As for shooting at people in a high crime area... It would have changed the nature of the game as people in those areas are more on alert and there's a good chance someone may shoot back. Gangs are not together enough to put up any sort of meaningful resistance though there may be a higher incidence of white vans getting shot up.
In any case I'm sure the crime prone neighborhoods are not appreciating the fact that the shooting spree has pulled more officers out to help catch the sniper.
Apparently the sniper is making ransom demands via leaving notes, and wants a secure anonymous electronic funds transfer.
We can make some deductions about the sniper. In a discussion last night it was suggested that the attacks are during the day, and not on the weekend. This suggests the individual is unemployed, self-employed, or works nights. The not on weekends suggests possibly spending time with family (in which case the abscence would possibly be noted).
The diversity of age, race, and gender (and socioeconomic?) groups suggest a pure terror motive, as does the wording in the letter ('your children are not safe'). The method for the ransom suggests technical knowledge. The sniping methodology suggests serious planning.
We also have the tarot card and "I am God", the threat on children, the ransom demand, the request for something involving something electronic (I assumed that meant an anonymous funds transfer...), and that the sniper is not willing to communicate other than via dropped notes at killings (thus far).
Shootings linked to Washington, D.C.-area sniper:
1- 5:20 p.m. Oct. 2: Window shot out at craft store in Montgomery County, Md. No one hurt.
1- 6:04 p.m. Oct. 2: James D. Martin, 55, of Silver Spring, Md., killed in grocery store parking lot in Montgomery County.
2- 7:41 a.m. Oct. 3: James L. "Sonny" Buchanan, 39, of Arlington, Va., killed while cutting grass at an auto dealership in Montgomery County.
3- 8:12 a.m. Oct. 3: Taxi driver Prem Kumar Walekar, 54, of Olney, Md., killed at gas station in Montgomery County.
4- 8:37 a.m. Oct. 3: Sarah Ramos, 34, of Silver Spring killed outside post office in Montgomery County.
5- 9:58 a.m. Oct. 3: Lori Ann Lewis-Rivera, 25, of Silver Spring slain as she vacuumed her van at gas station in Montgomery County.
6- 9:15 p.m. Oct. 3: Pascal Charlot, 72, of Washington, D.C., killed while standing on Washington street.
7- 2:30 p.m.
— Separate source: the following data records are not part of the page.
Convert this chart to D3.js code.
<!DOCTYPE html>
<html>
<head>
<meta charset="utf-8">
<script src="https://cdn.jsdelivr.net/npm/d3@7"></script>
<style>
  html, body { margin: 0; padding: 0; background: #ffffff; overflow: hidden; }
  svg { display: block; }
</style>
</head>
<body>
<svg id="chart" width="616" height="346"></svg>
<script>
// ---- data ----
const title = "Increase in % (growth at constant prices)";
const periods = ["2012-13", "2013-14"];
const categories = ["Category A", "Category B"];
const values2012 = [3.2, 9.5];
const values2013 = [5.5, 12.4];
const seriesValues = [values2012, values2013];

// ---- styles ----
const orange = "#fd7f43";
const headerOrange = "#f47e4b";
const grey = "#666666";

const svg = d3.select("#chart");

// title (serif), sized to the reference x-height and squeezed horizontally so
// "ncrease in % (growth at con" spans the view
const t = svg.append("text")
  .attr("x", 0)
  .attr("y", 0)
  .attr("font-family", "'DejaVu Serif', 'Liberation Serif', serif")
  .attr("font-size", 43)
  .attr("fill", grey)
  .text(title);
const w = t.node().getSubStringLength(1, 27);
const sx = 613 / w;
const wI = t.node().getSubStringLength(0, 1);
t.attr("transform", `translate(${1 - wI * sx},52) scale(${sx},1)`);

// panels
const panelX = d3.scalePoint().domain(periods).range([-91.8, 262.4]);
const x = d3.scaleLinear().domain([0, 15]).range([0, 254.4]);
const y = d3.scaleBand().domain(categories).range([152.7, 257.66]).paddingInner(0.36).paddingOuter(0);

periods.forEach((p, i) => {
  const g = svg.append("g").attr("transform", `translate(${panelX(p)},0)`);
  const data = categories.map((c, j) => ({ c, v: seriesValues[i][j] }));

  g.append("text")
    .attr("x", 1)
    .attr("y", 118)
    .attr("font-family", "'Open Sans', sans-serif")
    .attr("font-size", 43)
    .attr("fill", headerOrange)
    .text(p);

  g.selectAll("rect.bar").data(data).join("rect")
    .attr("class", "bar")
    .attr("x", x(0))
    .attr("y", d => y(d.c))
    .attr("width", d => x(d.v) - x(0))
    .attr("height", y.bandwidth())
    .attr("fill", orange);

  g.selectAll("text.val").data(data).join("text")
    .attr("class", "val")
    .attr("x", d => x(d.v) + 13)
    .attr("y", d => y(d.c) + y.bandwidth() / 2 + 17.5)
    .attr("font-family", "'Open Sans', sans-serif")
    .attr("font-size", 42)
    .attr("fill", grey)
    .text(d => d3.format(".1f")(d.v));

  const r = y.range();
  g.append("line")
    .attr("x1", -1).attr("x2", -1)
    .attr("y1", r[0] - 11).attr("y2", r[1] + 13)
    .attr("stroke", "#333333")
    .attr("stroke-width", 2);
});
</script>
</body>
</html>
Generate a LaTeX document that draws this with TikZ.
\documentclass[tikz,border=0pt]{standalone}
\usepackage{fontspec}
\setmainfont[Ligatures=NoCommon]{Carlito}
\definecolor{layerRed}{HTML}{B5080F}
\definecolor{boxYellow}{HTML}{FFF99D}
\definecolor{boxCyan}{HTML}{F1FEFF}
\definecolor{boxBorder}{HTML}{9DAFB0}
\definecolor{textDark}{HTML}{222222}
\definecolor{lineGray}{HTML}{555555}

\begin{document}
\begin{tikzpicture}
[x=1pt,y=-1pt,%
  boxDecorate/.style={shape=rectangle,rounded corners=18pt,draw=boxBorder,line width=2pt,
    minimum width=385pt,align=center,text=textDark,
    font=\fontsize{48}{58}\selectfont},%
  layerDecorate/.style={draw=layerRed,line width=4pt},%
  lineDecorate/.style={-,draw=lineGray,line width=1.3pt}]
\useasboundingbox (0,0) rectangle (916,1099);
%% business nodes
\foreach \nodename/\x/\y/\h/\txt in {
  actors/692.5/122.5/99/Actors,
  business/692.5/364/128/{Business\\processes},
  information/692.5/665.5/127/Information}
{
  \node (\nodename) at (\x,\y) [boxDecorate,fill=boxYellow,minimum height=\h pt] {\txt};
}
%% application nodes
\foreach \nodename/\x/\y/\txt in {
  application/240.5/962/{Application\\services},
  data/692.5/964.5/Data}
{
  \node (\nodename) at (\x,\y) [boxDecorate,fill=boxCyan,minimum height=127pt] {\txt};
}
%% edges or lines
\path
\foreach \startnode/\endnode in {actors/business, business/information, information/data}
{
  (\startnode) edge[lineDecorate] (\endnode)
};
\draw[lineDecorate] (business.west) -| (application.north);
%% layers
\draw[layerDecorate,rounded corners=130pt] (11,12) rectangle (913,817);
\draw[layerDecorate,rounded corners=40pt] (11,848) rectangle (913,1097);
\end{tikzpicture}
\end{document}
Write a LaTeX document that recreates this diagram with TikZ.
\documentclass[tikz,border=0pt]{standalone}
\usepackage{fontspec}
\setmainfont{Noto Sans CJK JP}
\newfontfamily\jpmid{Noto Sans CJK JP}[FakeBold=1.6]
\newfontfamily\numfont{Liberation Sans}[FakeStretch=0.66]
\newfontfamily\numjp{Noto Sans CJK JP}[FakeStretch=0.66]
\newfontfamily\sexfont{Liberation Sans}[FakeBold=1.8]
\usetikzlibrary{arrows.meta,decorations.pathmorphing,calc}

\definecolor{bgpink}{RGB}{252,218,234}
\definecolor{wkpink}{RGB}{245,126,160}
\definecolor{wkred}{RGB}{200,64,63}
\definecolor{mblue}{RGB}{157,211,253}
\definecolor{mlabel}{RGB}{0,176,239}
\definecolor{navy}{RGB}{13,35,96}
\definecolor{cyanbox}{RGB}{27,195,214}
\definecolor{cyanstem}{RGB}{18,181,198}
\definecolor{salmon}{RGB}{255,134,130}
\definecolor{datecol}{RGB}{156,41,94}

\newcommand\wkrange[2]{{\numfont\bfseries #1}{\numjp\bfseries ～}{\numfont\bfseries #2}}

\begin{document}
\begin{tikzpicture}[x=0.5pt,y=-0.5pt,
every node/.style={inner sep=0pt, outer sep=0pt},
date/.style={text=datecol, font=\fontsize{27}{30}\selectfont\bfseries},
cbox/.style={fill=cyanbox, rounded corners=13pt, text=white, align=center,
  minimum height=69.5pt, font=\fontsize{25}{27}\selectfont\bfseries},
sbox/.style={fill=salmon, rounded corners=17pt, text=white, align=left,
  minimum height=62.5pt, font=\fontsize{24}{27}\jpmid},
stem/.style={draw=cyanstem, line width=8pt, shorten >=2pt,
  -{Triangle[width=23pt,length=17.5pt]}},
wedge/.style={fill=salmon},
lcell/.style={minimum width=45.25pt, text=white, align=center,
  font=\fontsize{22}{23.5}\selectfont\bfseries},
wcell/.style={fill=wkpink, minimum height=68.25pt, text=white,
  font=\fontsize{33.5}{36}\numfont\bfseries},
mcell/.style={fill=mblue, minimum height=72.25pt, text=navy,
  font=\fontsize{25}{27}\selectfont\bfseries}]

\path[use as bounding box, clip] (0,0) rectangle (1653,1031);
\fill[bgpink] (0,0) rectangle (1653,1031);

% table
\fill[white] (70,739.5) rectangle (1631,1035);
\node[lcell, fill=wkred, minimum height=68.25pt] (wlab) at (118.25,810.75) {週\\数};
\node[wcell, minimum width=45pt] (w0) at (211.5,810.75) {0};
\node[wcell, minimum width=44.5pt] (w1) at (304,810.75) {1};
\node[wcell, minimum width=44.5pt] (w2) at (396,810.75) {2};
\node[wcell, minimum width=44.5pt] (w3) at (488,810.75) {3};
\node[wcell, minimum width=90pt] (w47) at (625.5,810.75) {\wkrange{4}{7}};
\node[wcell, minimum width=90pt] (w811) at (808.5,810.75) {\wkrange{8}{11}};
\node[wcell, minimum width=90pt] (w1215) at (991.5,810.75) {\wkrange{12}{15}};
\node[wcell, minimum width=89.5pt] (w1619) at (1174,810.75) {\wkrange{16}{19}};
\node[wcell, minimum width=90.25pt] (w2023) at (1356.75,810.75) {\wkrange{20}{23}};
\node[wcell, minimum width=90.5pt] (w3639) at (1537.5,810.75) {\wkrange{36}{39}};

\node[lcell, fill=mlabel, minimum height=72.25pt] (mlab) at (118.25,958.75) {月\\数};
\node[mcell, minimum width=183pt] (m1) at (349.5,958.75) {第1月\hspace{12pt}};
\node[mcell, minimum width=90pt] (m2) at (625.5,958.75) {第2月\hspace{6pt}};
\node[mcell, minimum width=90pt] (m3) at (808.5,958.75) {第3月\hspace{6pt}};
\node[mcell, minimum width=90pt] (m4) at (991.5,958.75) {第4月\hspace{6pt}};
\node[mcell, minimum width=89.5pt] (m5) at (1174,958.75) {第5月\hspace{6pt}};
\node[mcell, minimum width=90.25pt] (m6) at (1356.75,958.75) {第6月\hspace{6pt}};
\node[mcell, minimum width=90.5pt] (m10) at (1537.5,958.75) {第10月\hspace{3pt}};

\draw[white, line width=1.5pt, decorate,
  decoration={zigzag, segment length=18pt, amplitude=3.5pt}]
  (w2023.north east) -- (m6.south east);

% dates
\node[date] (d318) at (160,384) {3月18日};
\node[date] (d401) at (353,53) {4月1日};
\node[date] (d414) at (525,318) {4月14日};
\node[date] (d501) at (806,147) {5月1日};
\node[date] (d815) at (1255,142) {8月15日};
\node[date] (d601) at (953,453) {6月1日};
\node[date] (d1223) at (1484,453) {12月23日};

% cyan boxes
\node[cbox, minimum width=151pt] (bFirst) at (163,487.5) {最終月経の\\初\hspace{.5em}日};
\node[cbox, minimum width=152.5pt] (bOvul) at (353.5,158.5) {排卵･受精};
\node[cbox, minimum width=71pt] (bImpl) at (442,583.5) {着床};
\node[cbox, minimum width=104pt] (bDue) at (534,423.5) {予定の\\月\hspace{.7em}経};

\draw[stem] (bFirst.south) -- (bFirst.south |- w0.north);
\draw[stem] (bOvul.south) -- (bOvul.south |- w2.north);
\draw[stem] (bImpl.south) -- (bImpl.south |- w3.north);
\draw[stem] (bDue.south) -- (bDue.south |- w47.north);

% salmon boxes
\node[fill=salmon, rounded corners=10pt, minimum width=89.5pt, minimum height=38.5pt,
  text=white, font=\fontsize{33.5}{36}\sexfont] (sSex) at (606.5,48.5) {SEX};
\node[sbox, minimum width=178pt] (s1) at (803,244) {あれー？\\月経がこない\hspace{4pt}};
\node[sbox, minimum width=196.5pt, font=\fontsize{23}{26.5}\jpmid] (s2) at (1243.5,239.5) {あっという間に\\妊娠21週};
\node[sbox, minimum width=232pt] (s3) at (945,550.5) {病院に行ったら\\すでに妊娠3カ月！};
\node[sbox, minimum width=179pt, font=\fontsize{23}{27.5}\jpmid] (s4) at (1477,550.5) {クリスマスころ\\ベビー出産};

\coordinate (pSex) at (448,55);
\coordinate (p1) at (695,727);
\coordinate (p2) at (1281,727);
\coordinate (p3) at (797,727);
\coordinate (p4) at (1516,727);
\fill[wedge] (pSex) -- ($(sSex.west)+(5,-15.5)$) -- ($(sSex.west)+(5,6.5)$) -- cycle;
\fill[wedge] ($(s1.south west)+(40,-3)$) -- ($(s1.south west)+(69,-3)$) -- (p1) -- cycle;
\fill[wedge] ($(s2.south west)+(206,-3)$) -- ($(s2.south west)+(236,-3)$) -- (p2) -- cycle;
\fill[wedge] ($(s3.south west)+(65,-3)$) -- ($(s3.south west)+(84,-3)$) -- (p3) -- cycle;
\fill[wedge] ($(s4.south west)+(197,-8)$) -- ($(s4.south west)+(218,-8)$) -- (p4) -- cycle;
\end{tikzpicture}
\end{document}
Oct. 4: 43-year-old woman wounded in craft store parking lot in Fredericksburg, Va.
8- 8:09 a.m. Oct. 7: 13-year-old boy wounded as he is dropped off at school in Bowie, Md.
9- 8:15 p.m. Oct. 9: Dean Harold Meyers, 53, of Gaithersburg, Md., killed at gas station in Manassas, Va.
10- 9:30 a.m. Oct. 11: Kenneth H. Bridges, 53, of Philadelphia killed at gas station in Fredericksburg.
11- 9:15 p.m. Oct. 14: Linda Franklin, 47, of Arlington, Va., killed at home improvement store in Falls Church, Va.
12- 8 p.m. Oct. 19: 37-year-old man shot outside steakhouse in Ashland, Va.
quote:We also have the tarot card and "I am God", the threat on children, the ransom demand, the request for something involving something electronic (I assumed that meant an anonymous funds transfer...), and that the sniper is not willing to communicate other than via dropped notes at killings (thus far).
There was also the mention of an 800 number being set up, and that they have called the ops center at least five times - and been hung up on... Some of this electronics stuff is probably a wish for a secure line of communication - secure meaning untraceable.
quote: There was also the mention of an 800 number being set up, and that they have called the ops center at least five times - and been hung up on... Some of this electronics stuff is probably a wish for a secure line of communication - secure meaning untraceable.
That is a possibility, I hadn't heard of the 800 number before. If he is stupid enough to call the number, then it will be easier than I thought. Traces can be done a heck of a lot easier and faster than they show in cop shows, and in DC even faster still. Him hanging up is irrelevant to a trace. (If he moves out a couple of states to make the call, and then uses a pay phone out in BFE, he might be able to avoid it). Secure untraceable communication is not very doable with our current infrastructure, so there seems little reason that the police would tell him that they wouldn't do it. (Email kiosks are watched by video in lots of places and internet cafes usually require signing in, etc. )
I find it interesting that he hasn't been caught via city video footage. Has he just been fortunate or is there something similar to isee (which points out the location of survielance cameras in New York).
quote:That is a possibility, I hadn't heard of the 800 number before. If he is stupid enough to call the number, then it will be easier than I thought. Traces can be done a heck of a lot easier and faster than they show in cop shows, and in DC even faster still. Him hanging up is irrelevant to a trace. (If he moves out a couple of states to make the call, and then uses a pay phone out in BFE, he might be able to avoid it). Secure untraceable communication is not very doable with our current infrastructure, so there seems little reason that the police would tell him that they wouldn't do it. (Email kiosks are watched by video in lots of places and internet cafes usually require signing in, etc. )
I heard it in during a news conference where the chief was saying that what the sniper wanted wasn't possible, but that other options were possible including "that 800 number you spoke about..." or a PO box if nothing electronic could be worked out.
It appears that none of it matters anyway if the latest reports are correct.